PROMIS ADULT MID ESTIMATES
- Change of 2.5-4.5 points (used 17 item short form) Yost
- Change of 3.0-5.0 points (used 7 item short form) Yost
Based on Neuro-QoL short form, which shares metric with PROMIS Kozlowski:
- Lower Quartile: Change of 4.7-12.2 points
- Middle Half: Change of 4.7 – 5.1 points
- Upper Quartile: Change of 5.0-11.3 points
- Change of 3.5-5.5 points (used CAT with back pain samples) Amtmann
- Change of 2-3 points (used short forms with chronic pain samples) Chen
- Change of 3.5-4.5 points (used short forms with stroke sample) Chen
- Change of 2.35-2.4 points (used short form with knee OA sample) Lee
- Change of 4.0-6.0 points (used 10 item short form with cancer sample) Yost
- Change of 2 points (used 20 item short form with RA sample) Hays
- Change of 1.9-2.2 points (used short form with knee OA sample) Lee
- Change of 4-6 points (used 10 item short form with cancer sample) Yost
- Anxiety: Change of 2.3-3.4 points (used short form with knee OA sample) Lee
- Anxiety: Change of 3.0-4.5 points (used 9 item short form with cancer sample) Yost
- Depression: Change of 3.0-3.1 points (used short form with knee OA sample) Lee
- Depression: Change of 3.0-4.5 points (used 10 item short form with cancer sample) Yost
PROMIS PEDIATRIC MID ESTIMATES
- Depression: Change of 2-3 points Thissen
- Pain Interference: Change of 2-3 points Thissen
- Fatigue: Change of 2-3 points Thissen
- Mobility: Change of 2-3 points Thissen
- Morgan and colleagues found that estimates of MIDs varied by domain, the severity of symptom/dysfunction, and by who was making the judgement (pediatric patient, parent, or clinician).
Neuro-QoL Adult Measures
Conditional minimal detectable change (cMDC) values were estimated for 14 Neuro-QoL measures. Estimates vary based upon the patient’s symptom/dysfunction severity. Index tables and an interactive Excel workbook that calculates cMDCs are available. (Kozlowski)
Methods for Estimating Meaningful Change
Excellent reviews of methods for estimating meaningful change have been published. Typically such methods are divided into distribution-based and anchor based methods of estimation. Crosby and colleagues describe the differences between these strategies. A particularly helpful set of recommendations has been published by Revicki and colleagues. Other useful resources are written by Streiner and deVet. New methods for estimating important change are emerging (see Cook and Thissen).
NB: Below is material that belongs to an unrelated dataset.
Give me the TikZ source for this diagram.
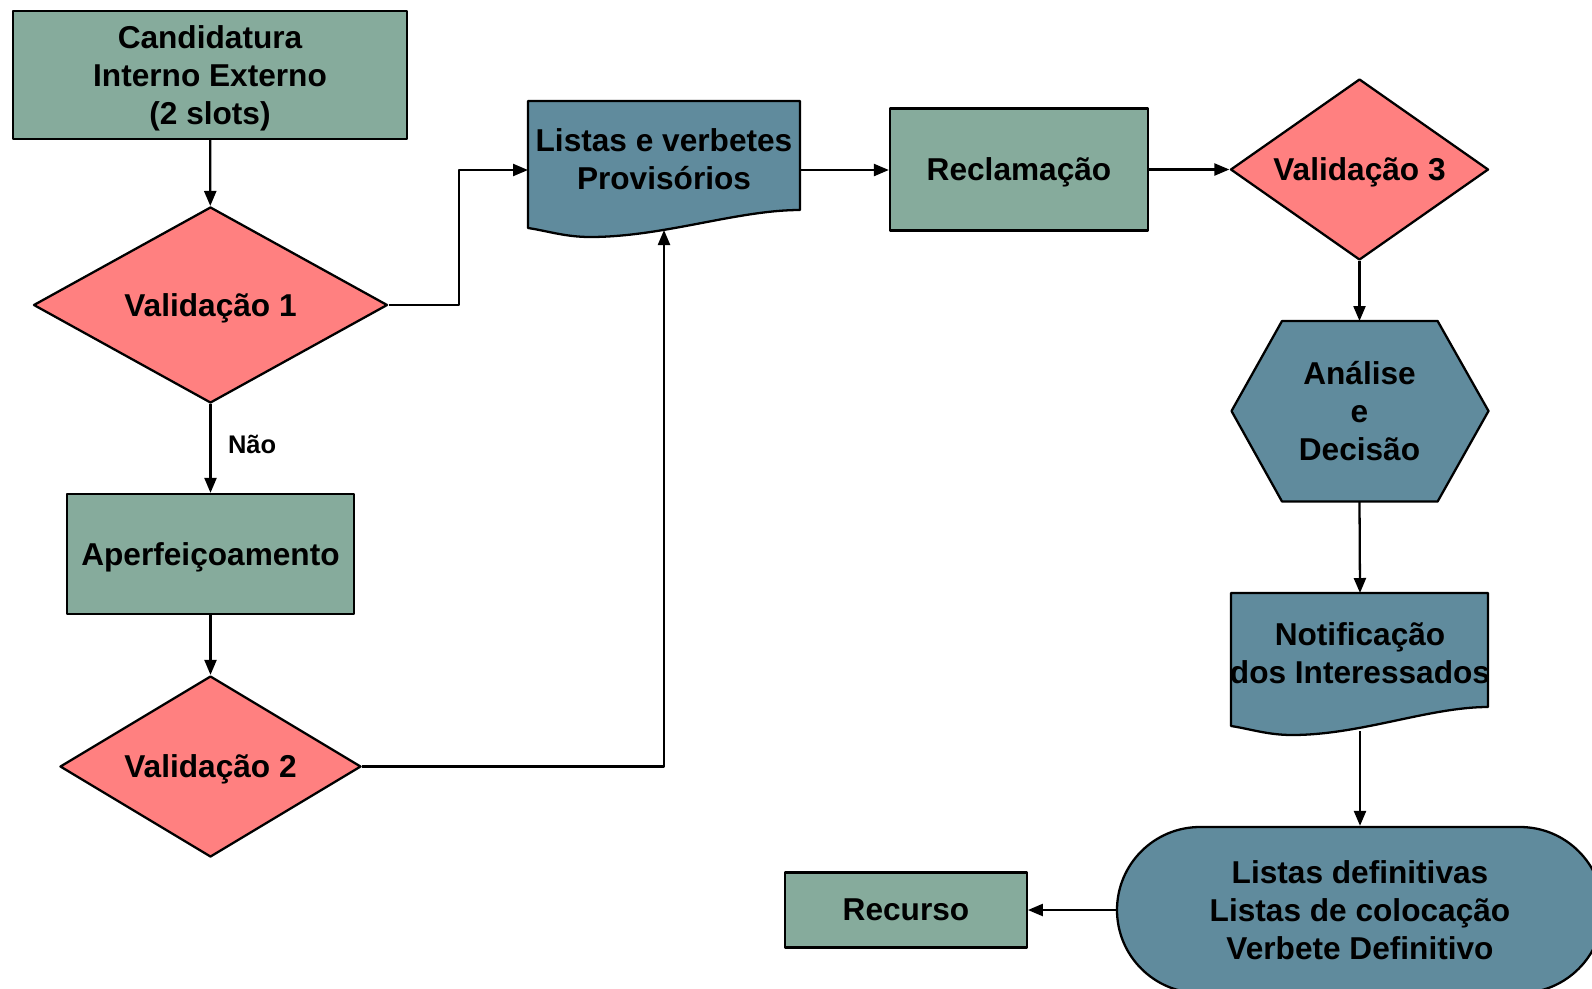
\documentclass[tikz,border=0pt]{standalone}
\usepackage{fontspec}
\setmainfont{Liberation Sans}
\usetikzlibrary{shapes.geometric,shapes.misc,arrows.meta,backgrounds}
\definecolor{boxgreen}{RGB}{134,171,156}
\definecolor{slate}{RGB}{96,139,157}
\definecolor{pinkred}{RGB}{255,128,128}
\def\pxu{0.02cm}
\tikzset{
  base/.style={draw, line width=1.3pt, font=\fontsize{18}{21.4}\selectfont\bfseries, align=center, inner sep=0pt, text depth=0pt},
  greenbox/.style={base, rectangle, fill=boxgreen},
  decision/.style={base, diamond, fill=pinkred},
  terminal/.style={base, rounded rectangle, fill=slate},
  txt/.style={font=\fontsize{18}{21.4}\selectfont\bfseries, align=center, inner sep=0pt},
  arr/.style={->, line width=1.3pt},
}
% document shape: x1, x2, top, right bottom, left bottom, dip, dip x
\newcommand{\docshape}[7]{%
  \filldraw[fill=slate, line width=1.3pt] (#1,#3) -- (#2,#3) -- (#2,#4)
    .. controls ({#2-0.3*(#2-#7)},#4) and ({#7+0.35*(#2-#7)},#6) .. (#7,#6)
    .. controls ({#7-0.4*(#7-#1)},#6) and ({#1+0.3*(#7-#1)},{#5+0.3*(#6-#5)}) .. (#1,#5) -- cycle;}
\begin{document}
\begin{tikzpicture}[x=0.02cm, y=-0.02cm, >={Triangle[length=0.3cm,width=0.24cm]}, line join=round]
\useasboundingbox (0,0) rectangle (1592,988);
\clip (0,0) rectangle (1592,988);
% left column
\node[greenbox, minimum width=394*\pxu, minimum height=128*\pxu] (cand) at (210,75) {Candidatura\\Interno Externo\\(2 slots)};
\node[decision, shape aspect=1.8, minimum width=354*\pxu, minimum height=196*\pxu] (val1) at (210.5,305) {Validação 1};
\node[greenbox, minimum width=287*\pxu, minimum height=120*\pxu] (aperf) at (210.5,554) {Aperfeiçoamento};
\node[decision, shape aspect=1.66, minimum width=301*\pxu, minimum height=181*\pxu] (val2) at (210.5,766.5) {Validação 2};
% top row
\docshape{528}{800}{101}{210}{228}{237}{590}
\node[txt] (prov) at (664,159) {Listas e verbetes\\Provisórios};
\coordinate (provW) at (528,170);
\coordinate (provE) at (800,170);
\coordinate (provS) at (664,230);
\node[greenbox, minimum width=258*\pxu, minimum height=122*\pxu] (recl) at (1019,169.5) {Reclamação};
\node[decision, shape aspect=1.43, minimum width=258*\pxu, minimum height=181*\pxu] (val3) at (1359.5,169.5) {Validação 3};
% right column
\filldraw[fill=slate, line width=1.3pt] (1231.5,411) -- (1282,321) -- (1437.6,321) -- (1488.5,411) -- (1437.6,501.5) -- (1282,501.5) -- cycle;
\node[txt] (anal) at (1359.5,411) {Análise\\e\\Decisão};
\coordinate (analN) at (1359.5,321);
\coordinate (analS) at (1359.5,501.5);
\docshape{1231}{1488}{593}{707}{726}{735}{1292}
\node[txt] (notif) at (1360,653) {Notificação\\dos Interessados};
\coordinate (notifN) at (1360,593);
\coordinate (notifS) at (1360,731);
\node[terminal, minimum width=486*\pxu, minimum height=166*\pxu] (term) at (1360,910) {Listas definitivas\\Listas de colocação\\Verbete Definitivo};
\node[greenbox, minimum width=241.5*\pxu, minimum height=75*\pxu] (recurso) at (906,910) {Recurso};
% connectors
\draw[arr] (cand) -- (val1);
\draw[arr] (val1) -- node[right=6pt, font=\fontsize{14.5}{17}\selectfont\bfseries, pos=0.45] {Não} (aperf);
\draw[arr] (aperf) -- (val2);
\draw[arr] (val1.east) -- ++(70,0) |- (provW);
\draw[arr] (val2.east) -| (provS);
\draw[arr] (provE) -- (provE -| recl.west);
\draw[arr] (recl.east) -- (val3.west);
\draw[arr] (val3.south) -- (analN);
\draw[arr] (analS) -- (notifN);
\draw[arr] (notifS) -- (term.north);
\draw[arr] (term.west) -- (recurso.east);
\end{tikzpicture}
\end{document}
No single method for defining meaningful change is adequate. Evaluations of what constitutes meaningful change should be based on multiple sources of evidence. To the extent possible, estimates should be grounded in the context of use. It is prudent in setting threshold estimates to consider the consequences of those estimates (e.g., what is the cost-benefit ratio of a lower versus a higher threshold for a given context).
Streiner, D. L., Norman, G. R., & Cairney, J. (2015). Health measurement scales: a practical guide to their development and use. Oxford University Press, USA
Using PRO Scores to Define Responders
It has long been recognized that statistically significant differences are not equivalent to clinically meaningful differences. Further, there are different standards for what constitutes meaningful individual- and group-level differences. “Responder definitions” estimate the threshold of score change that can be judged, defensibly, as a meaningful change. A number of empirical methods can be used to establish responder thresholds (e.g., Coon 2017, Cappelleri 2014). The FDA recommends identifying an a priori responder threshold and reporting the number of responders in different clinical arms (see the FDA Guidance for Industry). This information is used to reveal the impact of interventions at the individual, not just the group-level.